Als US-Präsident Joe Biden vor einem Jahr Indiens Premierminister Narendra Modi im Weissen Haus empfing, klang er enthusiastisch. Er sprach vom «enormen Respekt zwischen den beiden Ländern – weil beide Demokratien sind». Seither kehrte angesichts der verhaltenen Annäherung jedoch Ernüchterung ein.
Drei Ereignisse förderten die Skepsis: Auf dem Asien-Sicherheitsgipfel in Singapur war Indien nur mit Vertretern niedrigeren Ranges vor Ort. Das war zwar mit den gerade stattfindenden Wahlen zu erklären. Doch die Lesart, Delhi wolle sich in den Auseinandersetzungen auf dem Gipfel zwischen China und den USA nicht positionieren, dürfte auch nicht falsch sein.
Zurückhaltung im Ukraine-Konflikt
Danach kamen, trotz Drängens der Ukraine, der Schweiz und vor allem der USA, weder der Premierminister noch der Aussenminister zum Ukraine-Gipfel auf dem Bürgenstock, sondern bloss ein Diplomat.
«Und Indien ist auch nicht interessiert, einen Folgegipfel für einen gerechten Frieden in der Ukraine zu veranstalten, obschon es dazu geeignet wäre», so Viraj Solanki, Indien-Fachmann beim Londoner Strategieinstitut IISS.
Indien ist sehr darauf bedacht, nicht als pro-westlich dazustehen, sondern als eigenständiger Machtpol.
Für Empörung im Westen sorgte neulich schliesslich Modis freundschaftlicher Besuch beim russischen Diktator Wladimir Putin. «Indien verteidigt in erster Linie entschlossen seine eigenen Interessen», erklärt Antoine Levesques , Südasien-Experte beim IISS.
Und diese bestehen auch in einer weiterhin engen Rüstungszusammenarbeit mit Moskau und der Chance, zu Vorzugspreisen massenhaft russische Waren, vor allem auch Rohstoffe, zu importieren, die Russland im Westen nicht mehr loswird.
Bloss Reaktion auf Chinas Provokationen
Die Beispiele zeigen: Wird in Washington eine strategische Partnerschaft mit Indien beschworen und gar eine De-facto-Allianz, so ist das weit übertrieben. Von einer Busenfreundschaft kann keine Rede sein, nicht mal von einer Zweckehe. Die Braut ziert sich.
Die indische Annäherung an den Westen ist primär eine Reaktion auf das forsche Vormachtstreben Chinas im gesamten asiatisch-pazifischen Raum. Dagegen sucht Modi Verbündete, in den USA und zunehmend auch bei asiatischen Ländern.

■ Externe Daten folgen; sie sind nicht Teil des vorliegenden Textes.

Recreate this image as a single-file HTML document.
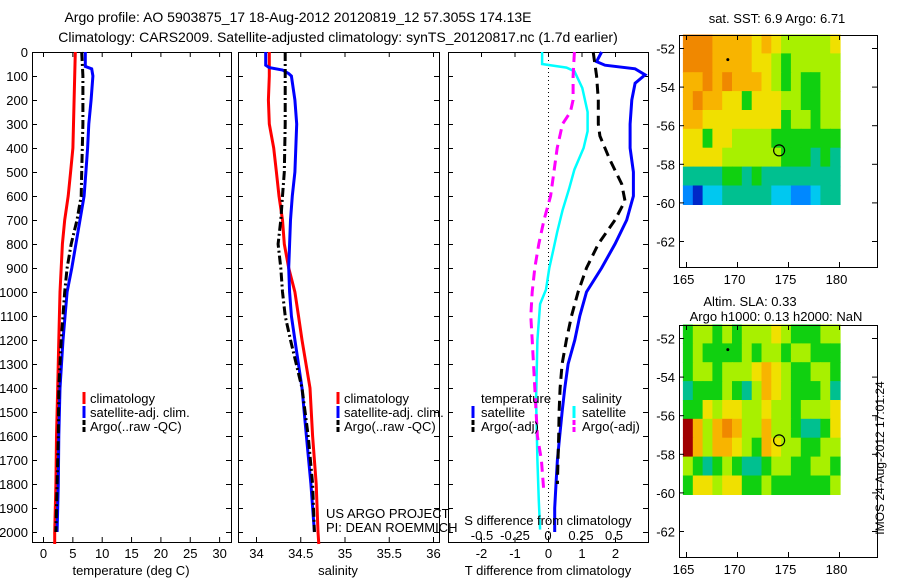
<!DOCTYPE html>
<html><head><meta charset="utf-8">
<style>
body{margin:0;background:#fff;}
svg{display:block;font-family:"Liberation Sans",sans-serif;}
text{font-size:13px;fill:#000;}
</style></head>
<body>
<svg id="fig" width="900" height="580" viewBox="0 0 900 580" xmlns="http://www.w3.org/2000/svg" data-name="argo-profile-figure" data-interactable="false">
<text x="298" y="22" text-anchor="middle" style="font-size:14px" data-name="title-line-1" data-interactable="false">Argo profile: AO 5903875_17 18-Aug-2012 20120819_12 57.305S 174.13E</text>
<text x="338" y="42" text-anchor="middle" style="font-size:14px" data-name="title-line-2" data-interactable="false">Climatology: CARS2009. Satellite-adjusted climatology: synTS_20120817.nc (1.7d earlier)</text>
<g id="g"></g>
</svg>
<script>
// ---------- data ----------
const tempClimDepth=[0,100,200,300,400,500,600,700,800,900,1000,1200,1400,1600,1800,2000,2050];
const tempClim=[5.5,5.4,5.3,5.2,5.1,4.7,4.3,3.7,3.3,3.1,2.9,2.7,2.5,2.3,2.2,2.0,2.0];
const tempSatDepth=[0,60,70,100,200,300,400,500,600,700,800,900,1000,1200,1400,1600,1800,2000];
const tempSat=[7.2,7.2,8.3,8.5,8.2,7.8,7.6,7.3,7.0,6.3,5.6,4.9,4.1,3.4,2.9,2.7,2.6,2.4];
const tempArgoDepth=[0,100,300,500,600,700,800,900,1000,1200,1400,1600,1800,2000];
const tempArgo=[6.6,6.8,6.8,6.6,6.5,5.8,4.8,4.1,3.7,3.1,2.7,2.6,2.4,2.2];

const salClimDepth=[0,100,200,300,400,500,600,700,800,900,1000,1100,1200,1400,1600,1800,2000,2050];
const salClim=[34.15,34.15,34.14,34.15,34.2,34.23,34.26,34.3,34.32,34.37,34.44,34.48,34.52,34.61,34.64,34.68,34.7,34.71];
const salSatDepth=[0,55,65,75,90,100,200,300,500,600,700,800,900,1000,1100,1200,1400,1600,1800,2000];
const salSat=[34.11,34.11,34.15,34.3,34.37,34.4,34.44,34.46,34.44,34.41,34.39,34.38,34.37,34.38,34.4,34.44,34.52,34.57,34.62,34.66];
const salArgoDepth=[0,300,500,600,700,800,900,1000,1100,1200,1400,1600,1800,2000];
const salArgo=[34.33,34.33,34.32,34.3,34.28,34.25,34.28,34.3,34.33,34.39,34.52,34.59,34.64,34.66];

const dTSatDepth=[0,40,55,70,95,130,200,300,400,500,600,700,800,900,1000,1100,1200,1300,1400,1500,1600,1700,1800,1900,2000];
const dTSat=[1.6,1.45,1.7,2.6,2.9,2.6,2.5,2.45,2.45,2.55,2.55,2.35,2.0,1.6,1.15,0.95,0.8,0.6,0.5,0.42,0.35,0.28,0.24,0.2,0.2];
const dTArgoDepth=[0,50,100,200,300,350,450,550,620,700,800,900,1000,1100,1200,1300,1400,1500,1600,1700,1800];
const dTArgo=[1.35,1.4,1.45,1.5,1.5,1.55,1.85,2.2,2.3,2.0,1.5,1.15,0.9,0.7,0.55,0.42,0.36,0.33,0.32,0.3,0.28];
const dSSatDepth=[0,50,58,65,80,150,250,330,400,490,570,660,750,825,900,990,1050,1200,1450,1700,1870,1990];
const dSSat=[-0.045,-0.045,0.05,0.14,0.2,0.26,0.3,0.3,0.27,0.2,0.16,0.11,0.07,0.04,0.01,-0.015,-0.06,-0.08,-0.09,-0.08,-0.07,-0.06];
const dSArgoDepth=[0,100,200,250,300,400,500,600,700,800,900,1000,1100,1200,1400,1600,1700,1840];
const dSArgo=[0.2,0.19,0.19,0.17,0.11,0.07,0.045,0.02,-0.03,-0.07,-0.1,-0.12,-0.13,-0.12,-0.1,-0.08,-0.05,-0.03];

const depthTicks=[0,100,200,300,400,500,600,700,800,900,1000,1100,1200,1300,1400,1500,1600,1700,1800,1900,2000];
const tempTicks=[0,5,10,15,20,25,30];
const salTicks=[34,34.5,35,35.5,36];
const salTickLabels=["34","34.5","35","35.5","36"];
const dTTicks=[-2,-1,0,1,2];
const dSTicks=[-0.5,-0.25,0,0.25,0.5];
const dSTickLabels=["-0.5","-0.25","0","0.25","0.5"];
const latTicks=[-52,-54,-56,-58,-60,-62];
const lonTicks=[165,170,175,180];

// colour index grids (rows lat -51.3 → -60.1, cols lon 164.7 → 180.1)
const sstGrid=[
[9,9,9,8,8,8,8,7,8,7,6,6,6,6,6,7],
[9,9,9,8,8,8,8,7,7,6,5,6,6,6,6,6],
[8,8,9,8,9,8,8,8,7,6,5,6,5,5,6,6],
[8,9,8,8,7,7,5,7,7,7,6,6,5,5,6,6],
[8,8,7,7,7,7,7,7,7,7,5,6,6,5,6,6],
[7,7,5,7,7,6,6,6,6,5,5,5,5,5,5,5],
[7,7,7,7,6,6,6,6,6,6,5,5,5,4,5,4],
[4,4,4,4,5,5,4,5,4,4,4,4,4,4,4,4],
[2,1,3,3,4,4,4,4,4,3,3,2,2,3,4,4]];
const slaGrid=[
[5,6,6,5,6,5,6,6,6,7,6,5,5,5,6,6],
[5,6,5,5,5,5,6,5,6,6,5,6,6,5,5,5],
[5,6,6,5,6,6,6,7,8,7,6,5,5,6,6,5],
[4,5,5,5,6,5,4,6,8,7,6,5,5,5,6,4],
[5,5,7,6,7,7,6,6,7,6,6,5,6,6,6,7],
[10,8,6,8,9,8,6,6,8,6,6,5,4,4,5,7],
[10,8,6,8,8,7,6,5,8,7,6,6,5,5,6,6],
[6,5,4,5,6,5,4,4,5,6,6,5,5,6,6,5],
[5,7,7,6,7,7,5,5,6,5,5,5,5,5,5,6]];
const cmap=["#00008f","#0028c8","#0088ff","#00c8f0","#00c090","#10d010","#a8f000","#f0e000","#f8b400","#f08800","#a00000"];
const argoLon=174.13, argoLat=-57.305;

// ---------- helpers ----------
const NS="http://www.w3.org/2000/svg";
const G=document.getElementById('g');
function el(tag,attrs,parent){const e=document.createElementNS(NS,tag);for(const k in attrs)e.setAttribute(k,attrs[k]);(parent||G).appendChild(e);return e;}
function txt(x,y,s,anchor,parent){const t=el('text',{x:x,y:y,'text-anchor':anchor||'start'},parent);t.textContent=s;return t;}

const yD=d=>52+d*0.24;
const TOP=52,BOT=542;
const xT=t=>43+t*5.87;
const xS=s=>256+(s-34)*88.5;
const xdT=t=>548+t*33.5;
const xdS=s=>548+s*132;

function line(depths,vals,xf,color,w,dash,name){
  const pts=depths.map((d,i)=>xf(vals[i]).toFixed(1)+','+yD(d).toFixed(1)).join(' ');
  const p=el('polyline',{points:pts,fill:'none',stroke:color,'stroke-width':w});
  if(dash)p.setAttribute('stroke-dasharray',dash);
  p.setAttribute('data-name',name);
  p.setAttribute('data-interactable','false');
}
function panel(x0,x1,name){
  const r=el('rect',{x:x0+0.5,y:TOP+0.5,width:x1-x0,height:BOT-TOP,fill:'none',stroke:'#000','stroke-width':1});
  r.setAttribute('data-name',name);
  r.setAttribute('data-interactable','false');
  depthTicks.forEach(d=>{
    el('line',{x1:x0,x2:x0+5,y1:yD(d)+0.5,y2:yD(d)+0.5,stroke:'#000'});
    el('line',{x1:x1-5,x2:x1,y1:yD(d)+0.5,y2:yD(d)+0.5,stroke:'#000'});
  });
}
function xticks(ticks,labels,xf,name){
  ticks.forEach((t,i)=>{
    const x=xf(t)+0.5;
    el('line',{x1:x,x2:x,y1:TOP,y2:TOP+5,stroke:'#000'});
    el('line',{x1:x,x2:x,y1:BOT-5,y2:BOT,stroke:'#000'});
    const l=txt(x,558,labels[i],'middle');
    l.setAttribute('data-name',name+'-tick-label');
    l.setAttribute('data-interactable','false');
  });
}
function legendBar(x,y,color,dash){
  el('line',{x1:x,x2:x,y1:y-6,y2:y+6,stroke:color,'stroke-width':3,'stroke-dasharray':dash||'none'});
}

// ---------- panel 1: temperature ----------
panel(32,231,'temperature-panel');
depthTicks.forEach(d=>{const l=txt(28,yD(d)+5,String(d),'end');
l.setAttribute('data-name','depth-tick-label');
l.setAttribute('data-interactable','false');});
xticks(tempTicks,tempTicks.map(String),xT,'temperature');
line(tempClimDepth,tempClim,xT,'#ff0000',3,null,'temperature-climatology-line');
line(tempSatDepth,tempSat,xT,'#0000ff',3,null,'temperature-satellite-line');
line(tempArgoDepth,tempArgo,xT,'#000',3,'9,3,2,3','temperature-argo-line');
[['#ff0000','climatology',null],['#0000ff','satellite-adj. clim.',null],['#000','Argo(..raw -QC)','5,2']].forEach((e,i)=>{
  legendBar(84,398+i*14,e[0],e[2]);
  const t=txt(90,403+i*14,e[1]);
  t.setAttribute('data-name','temperature-legend-entry');
  t.setAttribute('data-interactable','false');
});
txt(131,575,'temperature (deg C)','middle').setAttribute('data-name','temperature-axis-title');

// ---------- panel 2: salinity ----------
panel(238,439,'salinity-panel');
xticks(salTicks,salTickLabels,xS,'salinity');
line(salClimDepth,salClim,xS,'#ff0000',3,null,'salinity-climatology-line');
line(salSatDepth,salSat,xS,'#0000ff',3,null,'salinity-satellite-line');
line(salArgoDepth,salArgo,xS,'#000',3,'9,3,2,3','salinity-argo-line');
[['#ff0000','climatology',null],['#0000ff','satellite-adj. clim.',null],['#000','Argo(..raw -QC)','5,2']].forEach((e,i)=>{
  legendBar(338,398+i*14,e[0],e[2]);
  const t=txt(344,403+i*14,e[1]);
  t.setAttribute('data-name','salinity-legend-entry');
  t.setAttribute('data-interactable','false');
});
txt(326,518,'US ARGO PROJECT');
txt(326,532,'PI: DEAN ROEMMICH');
txt(338,575,'salinity','middle').setAttribute('data-name','salinity-axis-title');

// ---------- panel 3: differences ----------
panel(448,648,'difference-panel');
xticks(dTTicks,dTTicks.map(String),xdT,'t-difference');
el('line',{x1:548.5,x2:548.5,y1:TOP,y2:BOT,stroke:'#000','stroke-dasharray':'1,3'});
line(dSSatDepth,dSSat,xdS,'#00ffff',2.5,null,'salinity-diff-satellite-line');
line(dSArgoDepth,dSArgo,xdS,'#ff00ff',3,'10,6','salinity-diff-argo-line');
line(dTSatDepth,dTSat,xdT,'#0000ff',3,null,'temperature-diff-satellite-line');
line(dTArgoDepth,dTArgo,xdT,'#000',3,'10,6','temperature-diff-argo-line');
txt(481,403,'temperature');
legendBar(473,412,'#0000ff');txt(481,417,'satellite');
legendBar(473,426,'#000','5,2');txt(481,431,'Argo(-adj)');
txt(582,403,'salinity');
legendBar(574,412,'#00ffff');txt(582,417,'satellite');
legendBar(574,426,'#ff00ff','5,2');txt(582,431,'Argo(-adj)');
txt(548,525,'S difference from climatology','middle');
dSTicks.forEach((s,i)=>{const t=txt(xdS(s),540,dSTickLabels[i],'middle');
t.setAttribute('data-name','s-difference-tick-label');
t.setAttribute('data-interactable','false');});
txt(548,575,'T difference from climatology','middle').setAttribute('data-name','t-difference-axis-title');

// ---------- maps ----------
const mX=lon=>686+(lon-165)*10.2;
function map(oy,grid,name){
  const yL=lat=>oy+48+(-52-lat)*19.3;
  const g=el('g',{});
  g.setAttribute('data-name',name);
  g.setAttribute('data-interactable','false');
  const lon0=164.7,lon1=180.1,lat0=-51.3,lat1=-60.1;
  const nr=grid.length,nc=grid[0].length;
  const cw=(lon1-lon0)/nc,ch=(lat0-lat1)/nr;
  grid.forEach((row,r)=>row.forEach((v,c)=>{
    const x=mX(lon0+c*cw),y=yL(lat0-r*ch);
    el('rect',{x:x.toFixed(1),y:y.toFixed(1),width:(cw*10.2+0.6).toFixed(1),height:(ch*19.3+0.6).toFixed(1),fill:cmap[v]},g);
  }));
  el('rect',{x:679.5,y:oy+35.5,width:198,height:232,fill:'none',stroke:'#000'},g);
  latTicks.forEach(l=>{const y=yL(l)+0.5;
    el('line',{x1:679,x2:684,y1:y,y2:y,stroke:'#000'},g);
    el('line',{x1:872,x2:877,y1:y,y2:y,stroke:'#000'},g);
    txt(675,y+5,String(l),'end',g);});
  lonTicks.forEach(l=>{const x=mX(l)+0.5;
    el('line',{x1:x,x2:x,y1:oy+35,y2:oy+40,stroke:'#000'},g);
    el('line',{x1:x,x2:x,y1:oy+262,y2:oy+267,stroke:'#000'},g);
    txt(x-3,oy+284,String(l),'middle',g);});
  el('circle',{cx:mX(argoLon),cy:yL(argoLat),r:5.5,fill:'none',stroke:'#000','stroke-width':1.2},g);
  el('circle',{cx:mX(169.1),cy:yL(-52.6),r:1.5,fill:'#000'},g);
}
map(0,sstGrid,'sst-map');
map(290,slaGrid,'sla-map');
txt(777,23,'sat. SST: 6.9 Argo: 6.71','middle').setAttribute('data-name','sst-map-title');
txt(750,306,'Altim. SLA: 0.33','middle').setAttribute('data-name','sla-map-title');
txt(776,321,'Argo h1000: 0.13 h2000: NaN','middle').setAttribute('data-name','sla-map-subtitle');
const st=txt(0,0,'IMOS 24-Aug-2012 17:01:24','middle');
st.setAttribute('transform','translate(884,458) rotate(-90)');
st.setAttribute('style','font-size:12px');
st.setAttribute('data-name','imos-timestamp');
st.setAttribute('data-interactable','false');
</script>
</body></html>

«Hingegen ist Indien sehr darauf bedacht, nicht als prowestlich dazustehen, sondern als eigenständiger Machtpol», so Levesques. Obschon die koloniale Vergangenheit weit zurückliegt, schwingt bis heute zudem ein Grundmisstrauen gegenüber westlichen Mächten mit.
Mit angezogener Handbremse
Obschon also die USA bereit sind, mit Indien selbst in sensiblen Bereichen wie Rüstung und Atomtechnologie eng zusammenzuarbeiten, engagiert sich Delhi weniger als Washington möchte.
Deutlich äussert sich das in der sogenannten Quad-Gruppe. Ihr gehören neben den USA und Indien auch Japan und Australien an. Peking bezeichnet sie als «informelle Anti-China-Allianz». Da die Quad-Gruppe ein Gegengewicht zu China bildet, macht Indien zwar mit, jedoch stets mit angezogener Handbremse.
Auch da, so Solanki, wünschten sich die USA mehr. Weil daraus nichts werden dürfte, bauten sie nun an alternativen Sicherheitspartnerschaften im indopazifischen Raum.
Die Chancen für eine wirklich enge amerikanisch-indische Freundschaft scheinen also weitaus geringer, als viele in Washington dachten.